Rep. Kirsten Gillibrand (D-N.Y.) said, “It was unintentional and it was meant to be funny, but I think it fell flat for most people.”

Tauscher and Gillibrand have endorsed Clinton.

Clinton’s campaign did not return a request for comment, but is playing off of Edwards’s remark at her website, HillaryHub.com, which is prominently displaying a photo of her at the debate, captioned, “Pretty Formidable in Pink.”

“He was trying to make a gentle joke,” said Democratic political consultant Anita Dunn, who is not affiliated with any campaign. “It’s OK in context, but it looks funny the next day.”

Others found his comment innocuous.

“I thought it was flirting, frankly,” Del. Eleanor Holmes Norton (D-D.C.) said.

The 2008 Democratic presidential primary race has provided rich material — much of it centered on Clinton and Elizabeth Edwards — for a future graduate student’s thesis about the nexus of gender, fashion and politics.

Edwards’s wife last week told Salon.com that her husband would be a better advocate for women than Clinton given his emphasis on poverty and healthcare. Earlier this month, Elizabeth Edwards called into MSNBC’s talk show, “Hardball,” to lecture conservative pundit Ann Coulter, who has criticized her husband harshly.

The former North Carolina senator has endured criticism for getting a $400 haircut and for combing his hair for several minutes, as featured on a YouTube video. But the campaign has done its best to make light of Edwards’s grooming regime.

A Web advertisement aired during Monday’s debate, entitled “What Really Matters,” drove home the point that the media is focusing on fluff rather than Iraq, relief for victims of Hurricane Katrina and healthcare.

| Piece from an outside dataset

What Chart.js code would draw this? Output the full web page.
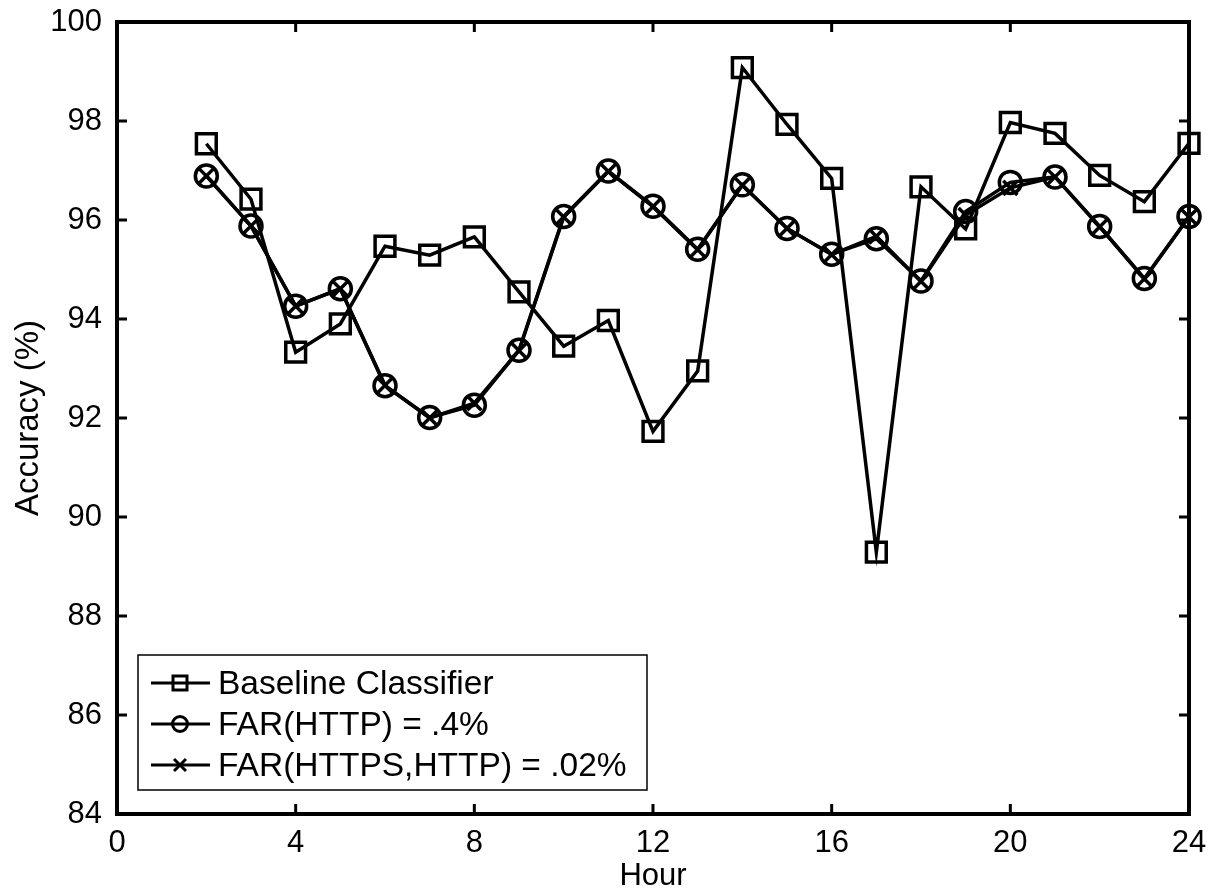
<!DOCTYPE html>
<html>
<head>
<meta charset="utf-8">
<title>Accuracy per hour</title>
<script src="https://cdn.jsdelivr.net/npm/chart.js@4.4.0/dist/chart.umd.min.js"></script>
<style>
  html, body { margin: 0; padding: 0; background: #fff; }
  canvas { display: block; }
</style>
</head>
<body>
<canvas id="accChart" width="1218" height="890"></canvas>
<script>
// ---- data read off the figure ----
const hours = [2, 3, 4, 5, 6, 7, 8, 9, 10, 11, 12, 13, 14, 15, 16, 17, 18, 19, 20, 21, 22, 23, 24];
const baseline = [97.54, 96.42, 93.33, 93.90, 95.47, 95.29, 95.66, 94.55, 93.45, 93.97, 91.73, 92.95,
                  99.08, 97.93, 96.84, 89.29, 96.67, 95.82, 97.97, 97.75, 96.90, 96.37, 97.55];
const farHttp = [96.89, 95.88, 94.26, 94.61, 92.65, 92.01, 92.26, 93.37, 96.07, 96.99, 96.28, 95.41,
                 96.71, 95.83, 95.31, 95.62, 94.77, 96.17, 96.76, 96.87, 95.87, 94.82, 96.07];
const farHttps = [96.89, 95.88, 94.26, 94.61, 92.66, 92.00, 92.30, 93.36, 96.06, 96.98, 96.27, 95.40,
                  96.70, 95.83, 95.30, 95.67, 94.76, 96.10, 96.65, 96.87, 95.86, 94.81, 96.06];
const seriesLabels = ["Baseline Classifier", "FAR(HTTP) = .4%", "FAR(HTTPS,HTTP) = .02%"];
const xTicks = [0, 4, 8, 12, 16, 20, 24];
const yTicks = [84, 86, 88, 90, 92, 94, 96, 98, 100];

const FONT = "'Liberation Sans', Arial, Helvetica, sans-serif";

function toPoints(vals) {
    return hours.map((h, i) => ({ x: h, y: vals[i] }));
}

// MATLAB style box with inward ticks on all four sides
const boxPlugin = {
    id: "matlabBox",
    beforeDatasetsDraw(chart) {
        const { ctx, chartArea: a, scales } = chart;
        ctx.save();
        ctx.strokeStyle = "#000";
        ctx.lineWidth = 3;
        const tl = 10;
        ctx.beginPath();
        xTicks.forEach(v => {
            const px = scales.x.getPixelForValue(v);
            ctx.moveTo(px, a.bottom); ctx.lineTo(px, a.bottom - tl);
            ctx.moveTo(px, a.top); ctx.lineTo(px, a.top + tl);
        });
        yTicks.forEach(v => {
            const py = scales.y.getPixelForValue(v);
            ctx.moveTo(a.left, py); ctx.lineTo(a.left + tl, py);
            ctx.moveTo(a.right, py); ctx.lineTo(a.right - tl, py);
        });
        ctx.stroke();
        ctx.lineWidth = 4;
        ctx.strokeRect(a.left, a.top, a.right - a.left, a.bottom - a.top);
        ctx.restore();
    }
};

// legend inside the axes, bottom-left, line + marker samples
const legendPlugin = {
    id: "matlabLegend",
    afterDatasetsDraw(chart) {
        const { ctx, chartArea: a } = chart;
        const x0 = a.left + 21, y1 = a.bottom - 24;
        const w = 509, h = 135;
        const y0 = y1 - h;
        ctx.save();
        ctx.fillStyle = "#fff";
        ctx.fillRect(x0, y0, w, h);
        ctx.strokeStyle = "#000";
        ctx.lineWidth = 1.5;
        ctx.strokeRect(x0, y0, w, h);
        ctx.font = "33.5px " + FONT;
        ctx.textBaseline = "middle";
        ctx.fillStyle = "#000";
        chart.data.datasets.forEach((ds, i) => {
            const cy = y0 + 28 + i * 41;
            ctx.lineWidth = 3;
            ctx.beginPath();
            ctx.moveTo(x0 + 13, cy); ctx.lineTo(x0 + 72, cy);
            ctx.stroke();
            const cx = x0 + 42;
            ctx.lineWidth = 3;
            ctx.beginPath();
            if (ds.pointStyle === "rect") {
                ctx.rect(cx - 7, cy - 7, 14, 14);
            } else if (ds.pointStyle === "circle") {
                ctx.arc(cx, cy, 7.5, 0, Math.PI * 2);
            } else {
                ctx.moveTo(cx - 6, cy - 6); ctx.lineTo(cx + 6, cy + 6);
                ctx.moveTo(cx + 6, cy - 6); ctx.lineTo(cx - 6, cy + 6);
            }
            ctx.stroke();
            ctx.fillText(ds.label, x0 + 80, cy + 2);
        });
        ctx.restore();
    }
};

const common = {
    borderColor: "#000",
    borderWidth: 3.5,
    pointBorderColor: "#000",
    pointBackgroundColor: "rgba(0,0,0,0)",
    pointBorderWidth: 3.5,
    tension: 0,
    fill: false,
    clip: false
};

new Chart(document.getElementById("accChart"), {
    type: "line",
    data: {
        datasets: [
            Object.assign({}, common, { label: seriesLabels[0], data: toPoints(baseline), pointStyle: "rect", pointRadius: 14 }),
            Object.assign({}, common, { label: seriesLabels[1], data: toPoints(farHttp), pointStyle: "circle", pointRadius: 11 }),
            Object.assign({}, common, { label: seriesLabels[2], data: toPoints(farHttps), pointStyle: "crossRot", pointRadius: 10 })
        ]
    },
    options: {
        responsive: false,
        animation: false,
        devicePixelRatio: 1,
        layout: { padding: { top: 22, right: 29, left: 0, bottom: 0 } },
        plugins: {
            legend: { display: false },
            tooltip: { enabled: false }
        },
        scales: {
            x: {
                type: "linear",
                min: 0,
                max: 24,
                afterBuildTicks: s => { s.ticks = xTicks.map(v => ({ value: v })); },
                afterFit: s => { s.height = 76; s.paddingLeft = 0; s.paddingRight = 0; },
                grid: { display: false },
                border: { display: false },
                ticks: { color: "#000", font: { family: FONT, size: 31 }, padding: 3, maxRotation: 0 },
                title: { display: true, text: "Hour", color: "#000",
                         font: { family: FONT, size: 31, lineHeight: 1 }, padding: { top: 0, bottom: -2 } }
            },
            y: {
                type: "linear",
                min: 84,
                max: 100,
                afterBuildTicks: s => { s.ticks = yTicks.map(v => ({ value: v })); },
                afterFit: s => { s.width = 117; s.paddingTop = 0; s.paddingBottom = 0; },
                grid: { display: false },
                border: { display: false },
                ticks: { color: "#000", font: { family: FONT, size: 31 }, padding: 7 },
                title: { display: true, text: "Accuracy (%)", color: "#000",
                         font: { family: FONT, size: 33, lineHeight: 1 }, padding: { top: 12, bottom: 0 } }
            }
        }
    },
    plugins: [boxPlugin, legendPlugin]
});
</script>
</body>
</html>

The Edwards campaign is noticeably frustrated about the media’s coverage of its candidate’s looks and wealth given that he has offered detailed proposals for a universal health insurance plan and poverty programs and has been more aggressive in calling for a withdrawal of U.S. troops from Iraq.

“It was a joke, a joke that clearly shows the trivial significance of superficial attacks,” Edwards’s spokeswoman, Colleen Murray, said.

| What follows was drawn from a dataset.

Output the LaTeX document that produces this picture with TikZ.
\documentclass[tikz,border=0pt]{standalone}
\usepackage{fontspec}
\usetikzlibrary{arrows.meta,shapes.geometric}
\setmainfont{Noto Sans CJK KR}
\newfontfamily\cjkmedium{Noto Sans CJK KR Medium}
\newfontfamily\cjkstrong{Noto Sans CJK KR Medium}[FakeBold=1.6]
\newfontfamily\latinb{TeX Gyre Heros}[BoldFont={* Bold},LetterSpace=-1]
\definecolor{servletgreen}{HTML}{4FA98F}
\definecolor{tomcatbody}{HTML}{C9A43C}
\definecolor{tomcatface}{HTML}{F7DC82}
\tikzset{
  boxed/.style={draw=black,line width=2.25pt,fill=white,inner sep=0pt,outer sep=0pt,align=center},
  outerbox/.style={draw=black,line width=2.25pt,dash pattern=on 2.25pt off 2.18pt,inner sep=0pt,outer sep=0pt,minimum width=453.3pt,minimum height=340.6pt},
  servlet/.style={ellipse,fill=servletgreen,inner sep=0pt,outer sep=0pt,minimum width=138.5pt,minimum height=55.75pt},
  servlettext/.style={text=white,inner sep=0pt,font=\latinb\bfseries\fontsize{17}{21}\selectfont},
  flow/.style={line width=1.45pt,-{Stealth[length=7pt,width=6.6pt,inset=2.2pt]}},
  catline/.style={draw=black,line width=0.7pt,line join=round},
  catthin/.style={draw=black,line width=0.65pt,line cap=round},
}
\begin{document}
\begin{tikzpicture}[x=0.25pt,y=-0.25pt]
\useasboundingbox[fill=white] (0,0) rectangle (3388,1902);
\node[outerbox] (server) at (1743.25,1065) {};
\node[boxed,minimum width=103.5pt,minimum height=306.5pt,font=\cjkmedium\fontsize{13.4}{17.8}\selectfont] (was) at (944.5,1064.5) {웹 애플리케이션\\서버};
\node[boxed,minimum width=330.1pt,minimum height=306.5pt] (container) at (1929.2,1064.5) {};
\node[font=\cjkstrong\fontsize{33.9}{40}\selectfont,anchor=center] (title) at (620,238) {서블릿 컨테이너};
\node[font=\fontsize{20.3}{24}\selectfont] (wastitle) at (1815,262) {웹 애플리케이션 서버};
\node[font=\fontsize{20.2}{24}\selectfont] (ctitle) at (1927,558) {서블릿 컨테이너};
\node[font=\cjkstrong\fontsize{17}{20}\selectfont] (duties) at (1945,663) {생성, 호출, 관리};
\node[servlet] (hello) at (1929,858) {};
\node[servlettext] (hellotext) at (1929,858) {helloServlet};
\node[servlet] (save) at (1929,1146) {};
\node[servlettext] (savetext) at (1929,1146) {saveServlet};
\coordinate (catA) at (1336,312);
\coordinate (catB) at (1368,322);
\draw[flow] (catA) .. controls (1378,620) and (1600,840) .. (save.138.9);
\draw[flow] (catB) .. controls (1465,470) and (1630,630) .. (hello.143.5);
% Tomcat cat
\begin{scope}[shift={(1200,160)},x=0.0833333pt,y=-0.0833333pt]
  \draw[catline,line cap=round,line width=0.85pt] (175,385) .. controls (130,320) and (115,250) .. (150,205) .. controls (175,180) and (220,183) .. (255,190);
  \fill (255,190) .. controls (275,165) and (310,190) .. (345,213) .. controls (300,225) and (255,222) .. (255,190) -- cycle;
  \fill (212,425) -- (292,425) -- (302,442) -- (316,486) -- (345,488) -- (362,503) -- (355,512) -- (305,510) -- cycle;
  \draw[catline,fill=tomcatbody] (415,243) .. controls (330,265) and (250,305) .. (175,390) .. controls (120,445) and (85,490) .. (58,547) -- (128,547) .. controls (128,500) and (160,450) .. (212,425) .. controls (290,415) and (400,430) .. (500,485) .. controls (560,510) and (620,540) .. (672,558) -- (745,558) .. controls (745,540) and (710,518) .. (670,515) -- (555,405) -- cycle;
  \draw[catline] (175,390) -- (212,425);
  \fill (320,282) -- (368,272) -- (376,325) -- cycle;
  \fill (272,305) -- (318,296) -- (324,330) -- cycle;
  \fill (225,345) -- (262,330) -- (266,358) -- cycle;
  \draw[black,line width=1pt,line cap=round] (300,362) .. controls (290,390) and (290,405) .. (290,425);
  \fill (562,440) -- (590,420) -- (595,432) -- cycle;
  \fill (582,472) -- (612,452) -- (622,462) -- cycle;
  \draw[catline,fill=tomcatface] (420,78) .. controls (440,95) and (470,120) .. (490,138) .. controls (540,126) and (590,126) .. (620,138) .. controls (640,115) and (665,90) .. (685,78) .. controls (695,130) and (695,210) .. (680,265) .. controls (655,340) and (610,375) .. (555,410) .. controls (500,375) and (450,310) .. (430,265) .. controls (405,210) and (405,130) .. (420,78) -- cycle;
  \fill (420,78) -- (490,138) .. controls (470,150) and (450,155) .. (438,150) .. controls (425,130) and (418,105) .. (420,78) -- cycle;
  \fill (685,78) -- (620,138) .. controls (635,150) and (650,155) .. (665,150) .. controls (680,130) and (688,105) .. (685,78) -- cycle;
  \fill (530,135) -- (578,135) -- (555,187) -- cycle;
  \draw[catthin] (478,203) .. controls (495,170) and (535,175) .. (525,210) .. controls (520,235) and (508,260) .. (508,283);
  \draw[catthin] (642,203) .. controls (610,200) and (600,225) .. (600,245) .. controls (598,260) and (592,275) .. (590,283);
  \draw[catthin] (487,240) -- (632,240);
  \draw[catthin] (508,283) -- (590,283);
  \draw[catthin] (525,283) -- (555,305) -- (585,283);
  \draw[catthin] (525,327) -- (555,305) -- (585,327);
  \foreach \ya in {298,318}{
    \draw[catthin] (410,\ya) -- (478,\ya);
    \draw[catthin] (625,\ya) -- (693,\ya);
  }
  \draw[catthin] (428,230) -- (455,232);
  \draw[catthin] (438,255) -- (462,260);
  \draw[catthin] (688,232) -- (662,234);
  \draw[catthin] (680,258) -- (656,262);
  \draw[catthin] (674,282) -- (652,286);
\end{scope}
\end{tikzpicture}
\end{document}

Edwards also said during Monday’s debate, “Anybody who’s considering not voting for Senator Obama because he’s black or for Senator Clinton because she’s a woman, I don’t want their vote. I don’t want them voting for me.”

Several female Democratic lawmakers who watched the debate did not want to read anything into Edwards’s remark or get caught up in a discussion of gender roles.

A few took the opportunity to praise Clinton’s ensemble.

“I loved that color she had on,” Rep. Corrine Brown (D-Fla.) said. “It looked really glamorous.”